MIT Sloan School recently published a fascinating article lauding the wisdom of auditing corporate claims about carbon emissions reductions. The point of the article is that only third-party independent audits can penetrate the greenwashing that often accompanies self-reporting on corporate virtue programs.
How about applying that same logic to academic virtue programs? In particular, MIT’s DEI Leviathan.
How many full-time equivalent employees are working on DEI across MIT’s distributed schools, departments, laboratories, and centers? How much faculty time is devoted to DEI? What are the loaded salary costs for all these people? What are the associated program budgets for the myriad DEI-driven training, compliance, activist, investigation, and preferred identity-group support programs that MIT is running?
That’s the cost side. Now what about the results side?
What are the stated goals of all these programs? How is progress against these goals being measured, and who is doing the measuring? Which programs have been successful against their stated goals, and which need reform or elimination? Have the successes been worth the expenditures? How many of these programs and practices exacerbated the recent identitarian conflicts on campus, as well as the climate of fear that prevails among both students and faculty?

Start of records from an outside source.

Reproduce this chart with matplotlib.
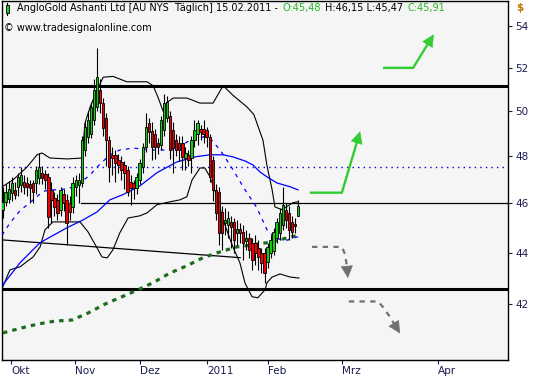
import numpy as np
import matplotlib
matplotlib.use('Agg')
import matplotlib.pyplot as plt
from matplotlib.offsetbox import TextArea, HPacker, AnchoredOffsetbox
from matplotlib.ticker import FixedLocator, FixedFormatter, NullLocator
from matplotlib.patches import Rectangle

# ---- candle data (bar index 0..97, late Sep 2010 .. 15.02.2011) ----
opens = [45.74, 46.07, 46.20, 46.45, 46.55, 46.70, 46.78, 46.90, 46.85, 46.80,
         46.86, 46.86, 47.08, 47.30, 47.25, 47.12, 46.57, 46.24, 46.15, 45.74,
         46.40, 46.15, 46.00, 45.86, 46.70, 46.78, 46.86, 48.28, 48.83, 49.00,
         49.60, 50.18, 50.96, 50.37, 49.70, 48.70, 48.05, 48.05, 47.85, 47.76,
         47.63, 47.41, 46.90, 46.86, 46.66, 46.99, 47.54, 48.40, 49.45, 49.10,
         49.00, 48.60, 48.50, 49.15, 49.70, 49.80, 49.15, 48.70, 48.60, 48.60,
         47.93, 48.05, 47.93, 48.70, 49.00, 49.20, 49.20, 49.15, 48.83, 47.85,
         46.57, 46.49, 45.65, 45.20, 45.12, 45.24, 45.24, 44.80, 44.95, 44.84,
         44.45, 44.60, 44.40, 44.40, 44.19, 43.99, 43.99, 43.64, 43.99, 44.07,
         44.60, 44.80, 45.12, 45.74, 45.61, 45.24, 45.16, 45.48]
highs = [46.70, 46.80, 46.95, 47.10, 46.90, 47.30, 47.55, 47.20, 47.10, 47.00,
         47.00, 47.60, 48.15, 47.60, 47.40, 47.30, 46.90, 46.50, 46.40, 46.70,
         46.60, 46.40, 46.30, 47.10, 47.20, 47.30, 48.90, 49.50, 50.00, 50.40,
         51.50, 52.93, 51.50, 50.60, 49.90, 48.90, 48.40, 48.30, 48.10, 48.00,
         47.80, 47.60, 47.20, 47.00, 47.30, 47.90, 48.60, 49.90, 49.70, 49.50,
         49.20, 48.80, 49.80, 50.80, 50.70, 50.00, 49.50, 49.00, 48.90, 48.90,
         48.40, 48.30, 48.90, 49.60, 49.60, 49.40, 49.60, 49.30, 49.00, 48.00,
         46.80, 46.70, 45.90, 45.80, 45.70, 45.50, 45.40, 45.30, 45.20, 45.10,
         44.90, 44.80, 44.60, 44.70, 44.50, 44.20, 44.20, 44.40, 44.70, 45.00,
         45.40, 45.80, 46.70, 46.00, 45.90, 45.50, 45.40, 46.15]
lows = [45.40, 45.90, 46.00, 46.10, 46.20, 46.30, 46.50, 46.40, 46.30, 46.00,
        46.00, 46.40, 46.80, 46.80, 46.60, 45.00, 45.20, 45.50, 45.30, 45.50,
        45.70, 44.30, 45.30, 45.60, 46.30, 46.00, 46.70, 48.00, 48.60, 48.80,
        49.40, 50.00, 49.90, 48.90, 47.60, 46.90, 47.20, 46.90, 47.30, 47.00,
        46.60, 46.30, 45.95, 46.20, 46.40, 46.80, 47.30, 48.20, 48.60, 47.85,
        47.90, 48.10, 48.30, 48.90, 49.50, 47.90, 47.30, 48.00, 47.80, 47.40,
        47.40, 47.60, 47.30, 48.40, 48.50, 48.70, 48.60, 48.40, 46.90, 46.10,
        45.30, 44.30, 44.10, 44.70, 44.60, 44.20, 44.00, 44.30, 44.40, 43.70,
        44.10, 43.80, 43.30, 43.50, 43.30, 43.20, 42.80, 43.40, 43.80, 43.90,
        44.40, 44.50, 44.90, 45.00, 44.50, 44.60, 44.80, 45.47]
closes = [46.07, 46.49, 46.60, 46.86, 46.35, 47.12, 47.20, 46.70, 46.70, 46.65,
          46.49, 47.41, 47.54, 47.08, 46.99, 45.45, 46.15, 45.86, 45.61, 46.57,
          46.00, 45.20, 45.65, 46.86, 46.99, 46.99, 48.70, 49.30, 49.60, 50.18,
          50.96, 51.56, 50.37, 49.24, 48.70, 47.54, 47.93, 47.70, 47.63, 47.41,
          47.30, 46.49, 46.66, 46.66, 47.12, 47.70, 48.40, 49.30, 49.05, 48.40,
          48.40, 48.40, 49.60, 50.37, 50.40, 48.28, 48.35, 48.28, 48.28, 47.98,
          48.15, 47.85, 48.70, 49.15, 49.45, 49.05, 49.00, 48.83, 47.12, 46.57,
          45.61, 44.80, 44.80, 45.32, 45.40, 45.04, 44.51, 44.95, 44.80, 44.40,
          44.60, 44.11, 43.72, 43.99, 43.83, 43.60, 43.20, 44.23, 44.51, 44.84,
          45.24, 45.61, 45.95, 45.32, 44.92, 44.84, 45.08, 45.91]

# ---- indicator lines read at sampled bar positions ----
sma_x = [-0.2, 5.7, 12.3, 21.1, 26.4, 31.0, 35.2, 39.5, 45.1, 50.7, 57.2, 63.2,
         68.1, 72.4, 75.6, 79.6, 82.2, 84.5, 86.8, 90.1, 94.4, 97.0]
sma_y = [42.70, 43.60, 44.40, 45.00, 45.32, 45.65, 46.15, 46.37, 46.74, 47.30, 47.76, 47.98,
         48.07, 48.07, 47.98, 47.80, 47.63, 47.33, 47.12, 46.86, 46.70, 46.57]
ema_x = [-0.2, 2.4, 5.7, 10.0, 13.2, 15.5, 18.8, 23.8, 28.7, 31.0, 35.2, 38.5, 42.8,
         49.4, 55.9, 61.5, 66.4, 68.7, 71.4, 75.3, 79.6, 83.5, 86.8, 89.4, 92.7, 97.0]
ema_y = [44.70, 45.20, 45.70, 46.15, 46.50, 46.57, 46.57, 46.70, 47.20, 47.54, 48.07, 48.28, 48.36,
         48.28, 48.28, 48.70, 48.87, 48.70, 48.28, 47.50, 46.57, 45.82, 44.92, 44.60, 44.47, 44.64]
ma200_x = [0.1, 6.0, 11.6, 17.2, 22.8, 28.0, 33.6, 39.2, 44.5, 49.4, 55.0, 60.5, 65.8,
           71.4, 76.9, 82.2, 88.5, 93.7, 96.7]
ma200_y = [40.92, 41.10, 41.25, 41.36, 41.40, 41.66, 42.00, 42.28, 42.55, 42.82, 43.20, 43.48, 43.80,
           44.03, 44.23, 44.31, 44.43, 44.60, 44.68]
bbu_x = [-0.2, 3.4, 8.0, 11.3, 12.9, 15.5, 21.1, 26.1, 27.0, 28.7, 31.0, 33.0, 36.2, 40.8,
         47.4, 49.4, 51.0, 52.7, 54.0, 56.0, 60.5, 64.8, 69.1, 72.4, 75.6, 80.2, 82.5, 85.5,
         86.8, 88.5, 89.4, 91.7, 95.3, 97.0]
bbu_y = [46.70, 46.99, 47.54, 48.07, 48.15, 47.93, 47.89, 47.93, 49.45, 50.18, 50.96, 51.56, 51.60, 51.35,
         51.35, 51.17, 50.64, 50.00, 50.40, 50.60, 50.60, 50.37, 50.37, 51.17, 50.73, 50.20, 49.85, 48.70,
         47.60, 46.57, 45.86, 45.74, 46.03, 46.07]
bbl_x = [-0.2, 2.4, 5.7, 10.0, 12.3, 13.9, 16.5, 25.4, 28.0, 31.0, 32.6, 34.3, 36.2, 38.5,
         41.2, 45.1, 47.4, 50.7, 55.0, 58.2, 60.5, 62.2, 64.8, 66.4, 68.1, 70.4, 72.4, 75.6,
         77.9, 79.6, 81.9, 83.8, 86.2, 86.8, 88.5, 91.1, 94.4, 97.3]
bbl_y = [42.60, 43.32, 43.44, 43.83, 44.23, 44.92, 45.24, 45.24, 44.84, 44.19, 43.83, 43.79, 44.11, 44.80,
         45.40, 45.49, 45.61, 45.95, 46.07, 46.15, 46.28, 46.99, 47.50, 47.50, 47.12, 46.28, 45.32, 44.23,
         43.60, 42.80, 42.28, 42.24, 42.55, 42.82, 43.04, 43.16, 43.04, 43.00]

# ---- horizontal levels / trendline ----
res_top = 51.17
sup_bottom = 42.58
level_46 = 46.00
dotted_level = 47.55
trend_x = [-0.2, 78.0]
trend_y = [44.51, 43.80]

# ---- scenario arrows ----
up1_x, up1_y = [100.9, 111.4, 117.4], [46.45, 46.45, 49.10]
up2_x, up2_y = [124.9, 134.8, 141.6], [52.0, 52.0, 53.6]
dn1_x, dn1_y = [101.6, 111.4, 112.4, 113.0, 113.4], [44.23, 44.23, 43.95, 43.50, 43.00]
dn2_x, dn2_y = [113.7, 123.3, 124.8, 127.0, 130.5], [42.10, 42.10, 41.90, 41.55, 40.90]

# ---- axis ----
month_pos = [2.74, 23.75, 45.1, 67.1, 87.1, 111.4, 143.0]
month_lbl = ['Okt', 'Nov', 'Dez', '2011', 'Feb', 'Mrz', 'Apr']
price_ticks = [42, 44, 46, 48, 50, 52, 54]

W, H = 533, 380
fig = plt.figure(figsize=(W / 100, H / 100), dpi=100)
fig.patch.set_facecolor('white')
ax = fig.add_axes([2 / W, 1 - 360 / H, 506 / W, 359 / H])
ax.set_facecolor('#f5f5f5')
ax.set_yscale('log')
ax.set_xlim(-0.22, 165.96)
ax.set_ylim(39.93, 55.24)

GREEN = '#11cc11'
RED = '#ee0000'

# levels
ax.axhline(res_top, color='black', lw=2.2, zorder=2)
ax.axhline(sup_bottom, color='black', lw=2.2, zorder=2)
ax.axhline(dotted_level, color='#0000ee', lw=1.0, ls=(0, (1, 3)), zorder=2)
ax.plot([25.7, 166], [level_46, level_46], color='black', lw=0.9, zorder=2)
ax.plot(trend_x, trend_y, color='black', lw=0.9, zorder=2)

# indicators
ax.plot(ma200_x, ma200_y, color='#1e6b1e', lw=2.3, ls=(0, (1.4, 1.6)), zorder=3)
ax.plot(bbu_x, bbu_y, color='black', lw=0.8, zorder=3)
ax.plot(bbl_x, bbl_y, color='black', lw=0.8, zorder=3)
ax.plot(sma_x, sma_y, color='#0000ff', lw=0.9, zorder=3)
ax.plot(ema_x, ema_y, color='#0000ff', lw=0.9, ls=(0, (3, 4)), zorder=3)

# candles
for i, (o, h, l, c) in enumerate(zip(opens, highs, lows, closes)):
    ax.vlines(i, l, h, color='black', lw=0.8, zorder=4)
    col = GREEN if c >= o else RED
    lo, hi = min(o, c), max(o, c)
    ax.add_patch(Rectangle((i - 0.4, lo), 0.8, max(hi - lo, 0.03), facecolor=col,
                           edgecolor='black', lw=0.6, zorder=5))

# arrows
def arrow(xs, ys, color, ls, lw, head_px=11):
    td = ax.transData
    p1 = np.array(td.transform((xs[-2], ys[-2])))
    p2 = np.array(td.transform((xs[-1], ys[-1])))
    u = (p2 - p1) / np.hypot(*(p2 - p1))
    back = td.inverted().transform(p2 - u * head_px * 0.6)
    tail = td.inverted().transform(p2 - u * head_px)
    ax.plot(list(xs[:-1]) + [back[0]], list(ys[:-1]) + [back[1]],
            color=color, lw=lw, ls=ls, zorder=6, solid_capstyle='butt', dash_capstyle='butt')
    ax.annotate('', xy=(xs[-1], ys[-1]), xytext=(tail[0], tail[1]),
                arrowprops=dict(arrowstyle='-|>,head_length=0.8,head_width=0.4',
                                color=color, lw=0.5, shrinkA=0, shrinkB=0), zorder=6)

arrow(up1_x, up1_y, '#33cc33', '-', 1.7)
arrow(up2_x, up2_y, '#33cc33', '-', 1.7)
arrow(dn1_x, dn1_y, '#707070', (0, (2.4, 2.4)), 1.6)
arrow(dn2_x, dn2_y, '#707070', (0, (2.4, 2.4)), 1.6)

# axes styling
for s in ax.spines.values():
    s.set_color('black')
    s.set_linewidth(1.0)
ax.yaxis.tick_right()
ax.yaxis.set_major_locator(FixedLocator(price_ticks))
ax.yaxis.set_major_formatter(FixedFormatter([str(p) for p in price_ticks]))
ax.yaxis.set_minor_locator(NullLocator())
ax.xaxis.set_major_locator(FixedLocator(month_pos))
ax.xaxis.set_major_formatter(FixedFormatter(month_lbl))
ax.tick_params(axis='y', which='both', direction='out', length=3, width=0.8, pad=2,
               labelsize=7.5, labelcolor='#1a1a50', color='#1a1a50')
ax.tick_params(axis='x', direction='out', length=3, width=0.8, pad=1,
               labelsize=7.5, labelcolor='#1a1a50', color='#1a1a50')
for t in ax.get_xticklabels():
    t.set_horizontalalignment('left')

fig.text(516 / W, 1 - 8 / H, '$', color='#c07800', fontsize=7.5, va='center', ha='left',
         fontweight='bold')

# header
fig.add_artist(Rectangle((5.5 / W, 1 - 13 / H), 3 / W, 8 / H, transform=fig.transFigure,
                         facecolor='#22cc22', edgecolor='black', lw=0.6, zorder=10))
fig.add_artist(plt.Line2D([7 / W, 7 / W], [1 - 15 / H, 1 - 3 / H], transform=fig.transFigure,
                          color='black', lw=0.8, zorder=9))
parts = [("AngloGold Ashanti Ltd [AU NYS  Täglich] 15.02.2011 -", 'black'),
         ("O:45,48", '#22bb22'), ("H:46,15 L:45,47", 'black'), ("C:45,91", '#22bb22')]
boxes = [TextArea(t, textprops=dict(color=c, fontsize=7.0)) for t, c in parts]
hp = HPacker(children=boxes, align='baseline', pad=0, sep=3)
ab = AnchoredOffsetbox(loc='upper left', child=hp, pad=0, frameon=False, borderpad=0,
                       bbox_to_anchor=(17 / W, 1 - 3 / H), bbox_transform=fig.transFigure)
fig.add_artist(ab)
fig.text(4 / W, 1 - 28 / H, '© www.tradesignalonline.com', fontsize=7.0, color='black',
         va='center', ha='left')

fig.savefig('out.png', dpi=100)
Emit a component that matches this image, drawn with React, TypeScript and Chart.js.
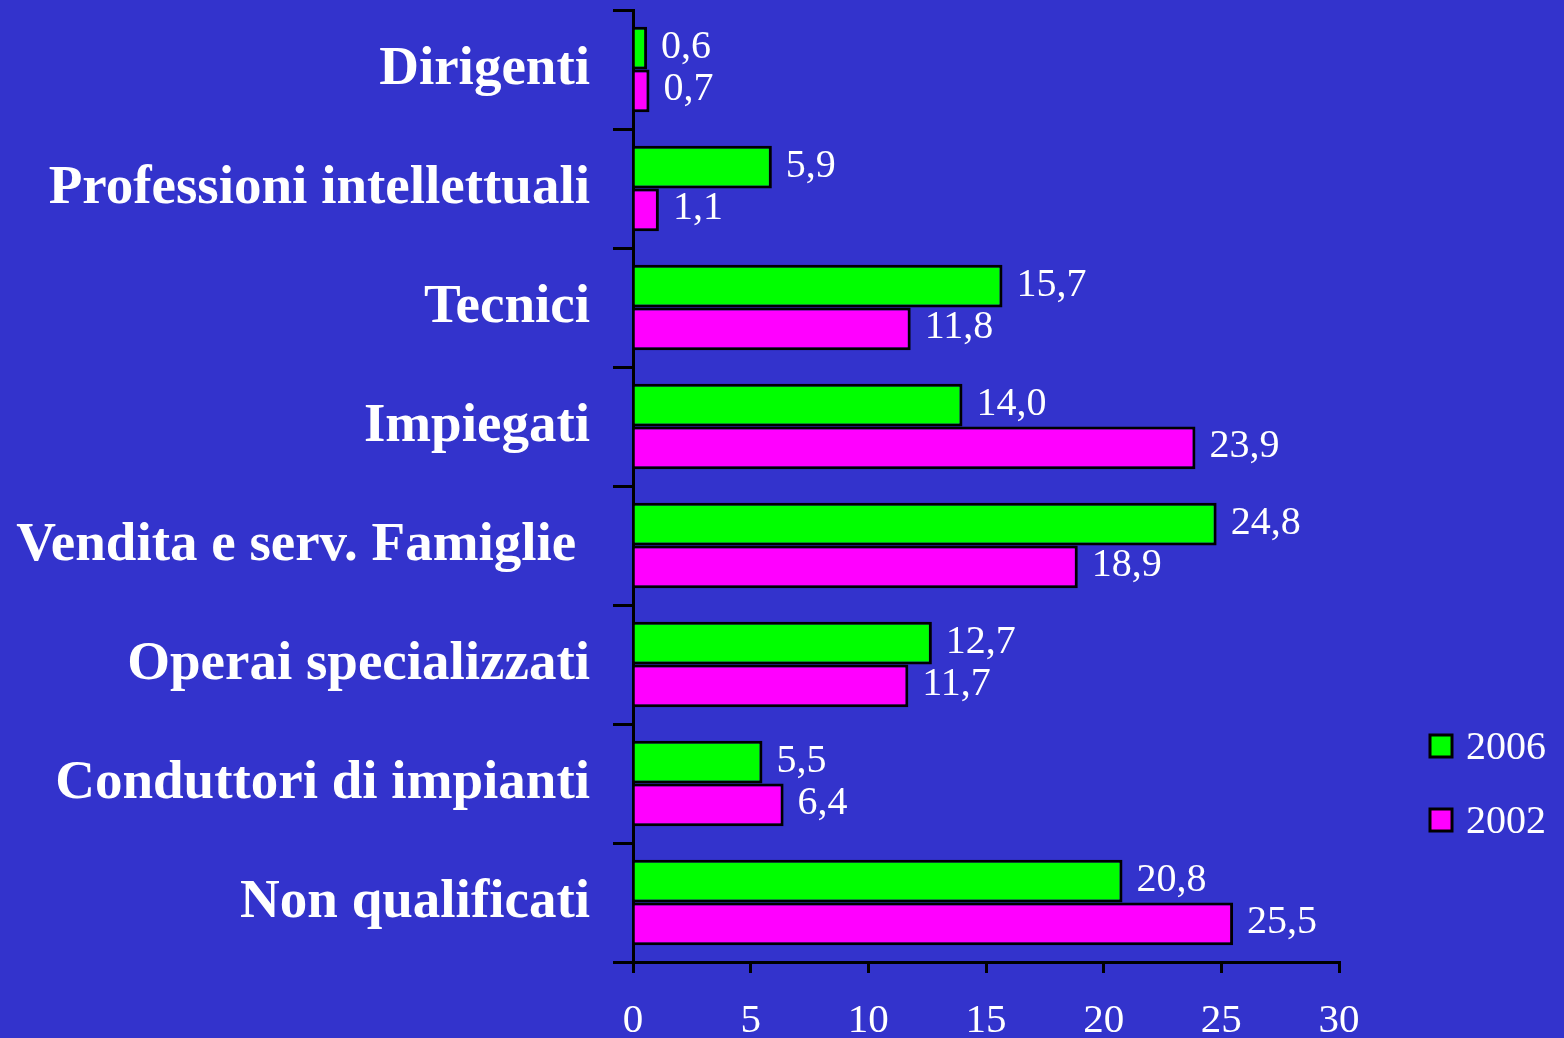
import React, { useEffect, useRef } from "react";
import { Chart, registerables } from "chart.js";

Chart.register(...registerables);

const categories = [
  "Dirigenti",
  "Professioni intellettuali",
  "Tecnici",
  "Impiegati",
  "Vendita e serv. Famiglie ",
  "Operai specializzati",
  "Conduttori di impianti",
  "Non qualificati",
];
const series2006 = [0.6, 5.9, 15.7, 14.0, 24.8, 12.7, 5.5, 20.8];
const series2002 = [0.7, 1.1, 11.8, 23.9, 18.9, 11.7, 6.4, 25.5];
const seriesNames = ["2006", "2002"];
const seriesColors = ["#00FF00", "#FF00FF"];
const xTicks = [0, 5, 10, 15, 20, 25, 30];

const BG = "#3333CC";
const SERIF = "'Liberation Serif', 'Times New Roman', serif";

const fmt = (v: number) => v.toFixed(1).replace(".", ",");

const valueLabels = {
  id: "valueLabels",
  afterDatasetsDraw(chart: any) {
    const ctx = chart.ctx;
    ctx.save();
    ctx.fillStyle = "#FFFFFF";
    ctx.font = `40px ${SERIF}`;
    ctx.textAlign = "left";
    ctx.textBaseline = "middle";
    chart.data.datasets.forEach((ds: any, di: number) => {
      const meta = chart.getDatasetMeta(di);
      meta.data.forEach((el: any, i: number) => {
        ctx.fillText(fmt(ds.data[i]), el.x + 14, el.y - 1);
      });
    });
    ctx.restore();
  },
};

const customLegend = {
  id: "customLegend",
  afterDraw(chart: any) {
    const ctx = chart.ctx;
    ctx.save();
    const ys = [746, 820];
    seriesNames.forEach((name, i) => {
      const y = ys[i];
      ctx.fillStyle = seriesColors[i];
      ctx.fillRect(1430, y - 11, 22, 22);
      ctx.strokeStyle = "#000000";
      ctx.lineWidth = 3;
      ctx.strokeRect(1430, y - 11, 22, 22);
      ctx.fillStyle = "#FFFFFF";
      ctx.font = `40px ${SERIF}`;
      ctx.textAlign = "left";
      ctx.textBaseline = "middle";
      ctx.fillText(name, 1466, y + 2);
    });
    ctx.restore();
  },
};

export default function App() {
  const ref = useRef<HTMLCanvasElement>(null);
  useEffect(() => {
    if (!ref.current) return;
    const chart = new Chart(ref.current, {
      type: "bar",
      data: {
        labels: categories,
        datasets: [
          {
            label: seriesNames[0],
            data: series2006,
            backgroundColor: seriesColors[0],
            borderColor: "#000000",
            borderWidth: 3,
          },
          {
            label: seriesNames[1],
            data: series2002,
            backgroundColor: seriesColors[1],
            borderColor: "#000000",
            borderWidth: 3,
          },
        ],
      },
      options: {
        indexAxis: "y",
        responsive: false,
        animation: false,
        color: "#FFFFFF",
        datasets: {
          bar: { categoryPercentage: 0.72, barPercentage: 1 },
        },
        layout: { padding: { top: 10, right: 225, left: 0, bottom: 0 } },
        plugins: {
          legend: { display: false },
          tooltip: { enabled: false },
        },
        scales: {
          x: {
            type: "linear",
            min: 0,
            max: 30,
            afterFit: (s: any) => {
              s.height = 76;
              s.paddingLeft = 0;
              s.paddingRight = 0;
            },
            afterBuildTicks: (s: any) => {
              s.ticks = xTicks.map((v) => ({ value: v }));
            },
            ticks: {
              color: "#FFFFFF",
              font: { family: SERIF, size: 41 },
              padding: 24,
              maxRotation: 0,
            },
            grid: {
              drawOnChartArea: false,
              drawTicks: true,
              tickLength: 11,
              color: "#000000",
              lineWidth: 3,
            },
            border: { color: "#000000", width: 3 },
          },
          y: {
            type: "category",
            afterFit: (s: any) => {
              s.width = 633;
              s.paddingTop = 0;
              s.paddingBottom = 0;
            },
            ticks: {
              color: "#FFFFFF",
              font: { family: SERIF, size: 55, weight: "bold" },
              padding: 23,
              autoSkip: false,
            },
            grid: {
              offset: true,
              drawOnChartArea: false,
              drawTicks: true,
              tickLength: 20,
              color: "#000000",
              lineWidth: 3,
            },
            border: { color: "#000000", width: 3 },
          },
        },
      } as any,
      plugins: [valueLabels, customLegend],
    });
    return () => chart.destroy();
  }, []);

  return (
    <div
      style={{
        position: "fixed",
        left: 0,
        top: 0,
        width: 1564,
        height: 1038,
        background: BG,
      }}
    >
      <canvas ref={ref} width={1564} height={1038} />
    </div>
  );
}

Only an independent, third-party audit can answer these questions with any credibility. If President Sally Kornbluth is serious about reform given the total breakdown of Community and Belonging since last October 7th, she’s going to have to subject the organization she inherited to scrutiny. After all, that’s what her predecessor did over the far less consequential Jeffrey Epstein donation scandal that triggered the meteoric growth of DEI at MIT.